* **The exercise**
Find each line containing the string "with". Copy it.

* **Supplied entries**
---------------
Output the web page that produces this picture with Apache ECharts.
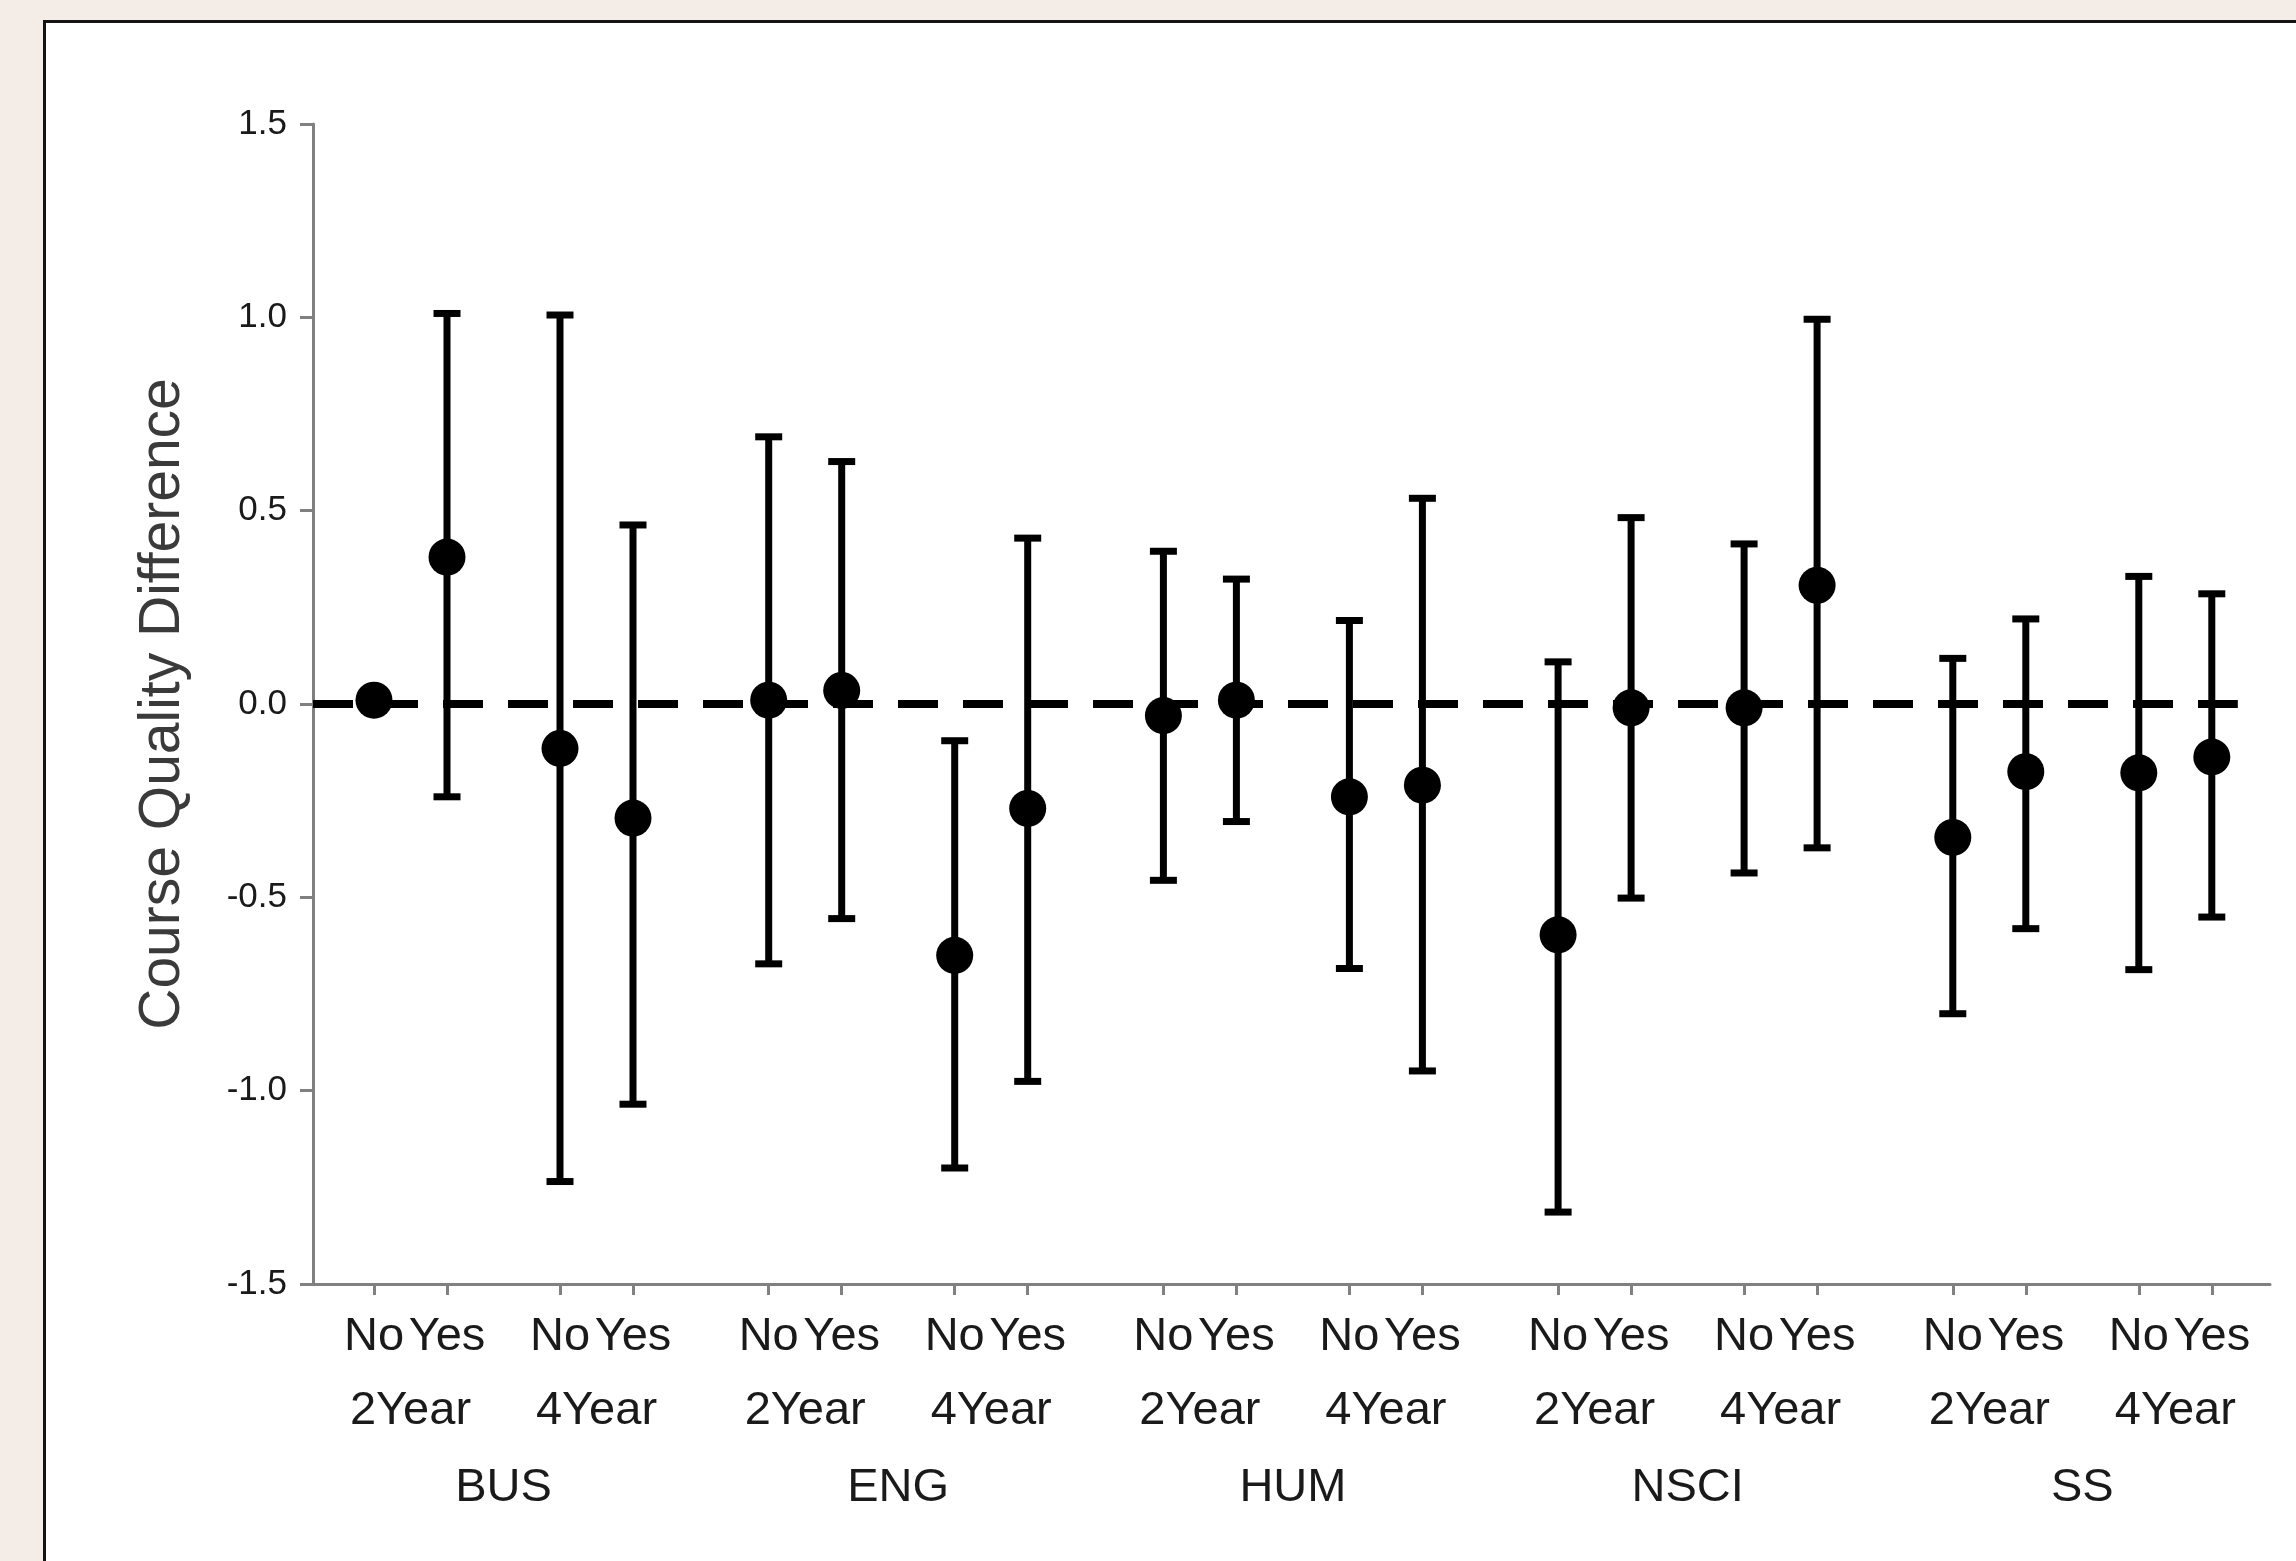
---------------
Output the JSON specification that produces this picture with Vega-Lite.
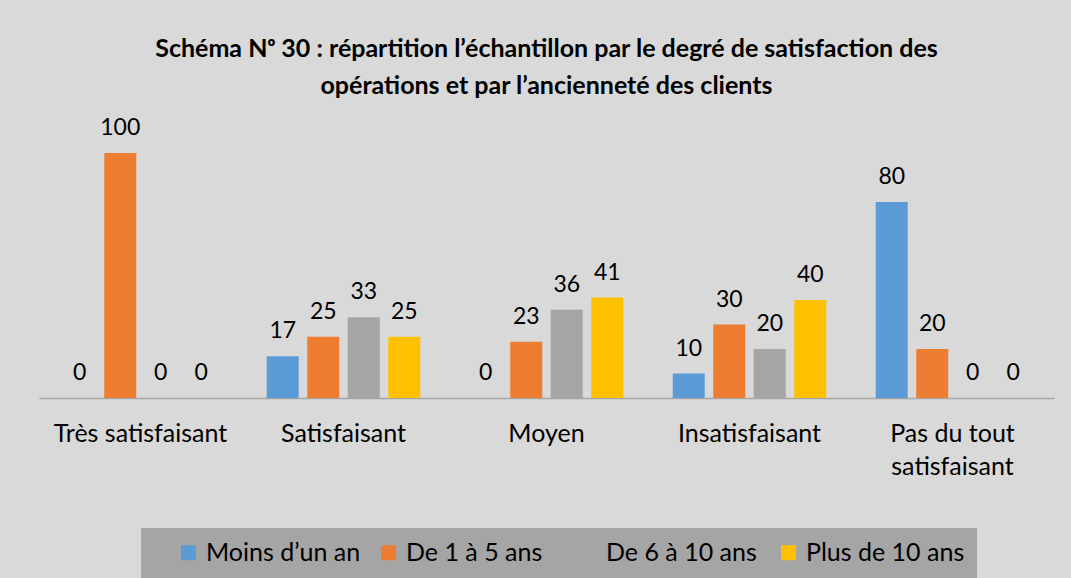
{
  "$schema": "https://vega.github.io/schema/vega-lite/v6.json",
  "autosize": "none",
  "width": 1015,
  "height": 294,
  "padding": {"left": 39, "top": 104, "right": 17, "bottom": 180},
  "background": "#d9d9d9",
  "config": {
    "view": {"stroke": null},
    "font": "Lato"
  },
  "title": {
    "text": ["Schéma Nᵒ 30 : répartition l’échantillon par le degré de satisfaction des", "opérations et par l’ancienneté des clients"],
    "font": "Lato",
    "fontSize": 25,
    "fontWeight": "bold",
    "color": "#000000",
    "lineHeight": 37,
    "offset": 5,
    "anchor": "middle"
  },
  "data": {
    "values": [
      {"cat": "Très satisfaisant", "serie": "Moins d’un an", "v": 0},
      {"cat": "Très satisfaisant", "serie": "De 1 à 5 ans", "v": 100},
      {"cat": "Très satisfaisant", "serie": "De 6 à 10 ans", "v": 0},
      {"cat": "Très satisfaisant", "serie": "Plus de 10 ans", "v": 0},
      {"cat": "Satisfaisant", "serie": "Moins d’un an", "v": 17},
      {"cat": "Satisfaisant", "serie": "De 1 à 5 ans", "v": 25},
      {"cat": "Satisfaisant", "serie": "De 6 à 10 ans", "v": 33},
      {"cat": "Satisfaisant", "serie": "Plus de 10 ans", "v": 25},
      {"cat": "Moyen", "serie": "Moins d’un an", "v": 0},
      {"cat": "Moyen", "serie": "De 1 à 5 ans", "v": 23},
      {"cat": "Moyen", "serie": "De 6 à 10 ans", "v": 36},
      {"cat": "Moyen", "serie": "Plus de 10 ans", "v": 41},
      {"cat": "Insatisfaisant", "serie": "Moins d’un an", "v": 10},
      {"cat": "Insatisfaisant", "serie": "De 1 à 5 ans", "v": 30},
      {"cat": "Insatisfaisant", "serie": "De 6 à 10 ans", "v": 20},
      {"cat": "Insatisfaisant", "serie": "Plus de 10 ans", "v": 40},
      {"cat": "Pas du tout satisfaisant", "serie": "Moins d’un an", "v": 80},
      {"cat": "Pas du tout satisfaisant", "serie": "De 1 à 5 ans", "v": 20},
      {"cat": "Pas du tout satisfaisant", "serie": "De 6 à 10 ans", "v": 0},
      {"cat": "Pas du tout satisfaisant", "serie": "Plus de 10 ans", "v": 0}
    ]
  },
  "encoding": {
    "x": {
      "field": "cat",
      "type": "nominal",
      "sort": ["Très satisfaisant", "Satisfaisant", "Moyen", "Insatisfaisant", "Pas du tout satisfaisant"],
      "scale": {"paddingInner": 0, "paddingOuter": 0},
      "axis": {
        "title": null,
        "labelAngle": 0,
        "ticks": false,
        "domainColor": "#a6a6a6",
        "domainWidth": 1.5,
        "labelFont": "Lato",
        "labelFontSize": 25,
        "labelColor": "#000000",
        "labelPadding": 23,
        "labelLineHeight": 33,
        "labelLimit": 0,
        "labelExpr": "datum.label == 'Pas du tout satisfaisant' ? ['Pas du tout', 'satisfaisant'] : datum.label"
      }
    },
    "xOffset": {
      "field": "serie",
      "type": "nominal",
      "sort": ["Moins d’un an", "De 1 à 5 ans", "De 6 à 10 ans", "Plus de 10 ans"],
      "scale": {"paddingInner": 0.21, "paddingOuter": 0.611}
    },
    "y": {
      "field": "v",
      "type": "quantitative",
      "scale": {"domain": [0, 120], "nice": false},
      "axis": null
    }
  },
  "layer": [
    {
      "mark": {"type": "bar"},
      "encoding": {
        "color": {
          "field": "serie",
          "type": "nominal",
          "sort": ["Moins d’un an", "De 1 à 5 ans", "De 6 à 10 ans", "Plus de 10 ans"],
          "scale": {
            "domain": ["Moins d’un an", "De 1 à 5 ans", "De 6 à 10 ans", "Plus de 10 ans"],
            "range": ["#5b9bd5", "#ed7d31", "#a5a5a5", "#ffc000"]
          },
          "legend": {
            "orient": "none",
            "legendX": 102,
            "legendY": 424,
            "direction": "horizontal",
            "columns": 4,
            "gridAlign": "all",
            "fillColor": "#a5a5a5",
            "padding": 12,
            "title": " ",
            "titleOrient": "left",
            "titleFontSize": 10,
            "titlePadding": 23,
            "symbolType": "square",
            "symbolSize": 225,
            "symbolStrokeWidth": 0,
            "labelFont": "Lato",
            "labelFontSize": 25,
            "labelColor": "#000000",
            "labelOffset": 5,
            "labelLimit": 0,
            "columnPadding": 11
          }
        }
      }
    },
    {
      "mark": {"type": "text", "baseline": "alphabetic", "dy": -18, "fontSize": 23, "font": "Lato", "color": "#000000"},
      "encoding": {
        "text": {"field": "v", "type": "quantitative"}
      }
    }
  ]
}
---------------
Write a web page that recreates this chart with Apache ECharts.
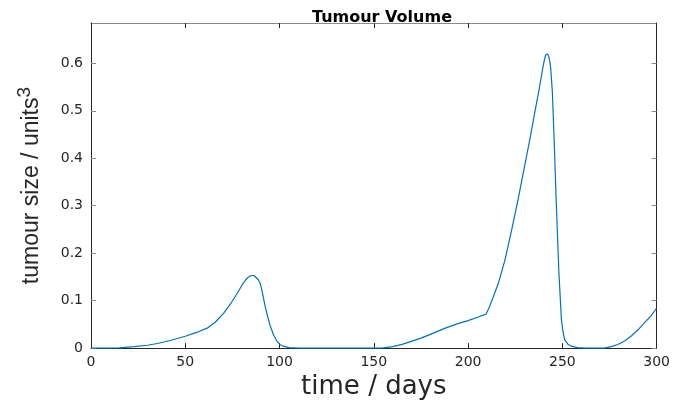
---------------
* **Correct answer**
Output the web page that produces this picture with Apache ECharts.
Output the JSON specification that produces this picture with Vega-Lite.
Write a web page that recreates this chart with Apache ECharts.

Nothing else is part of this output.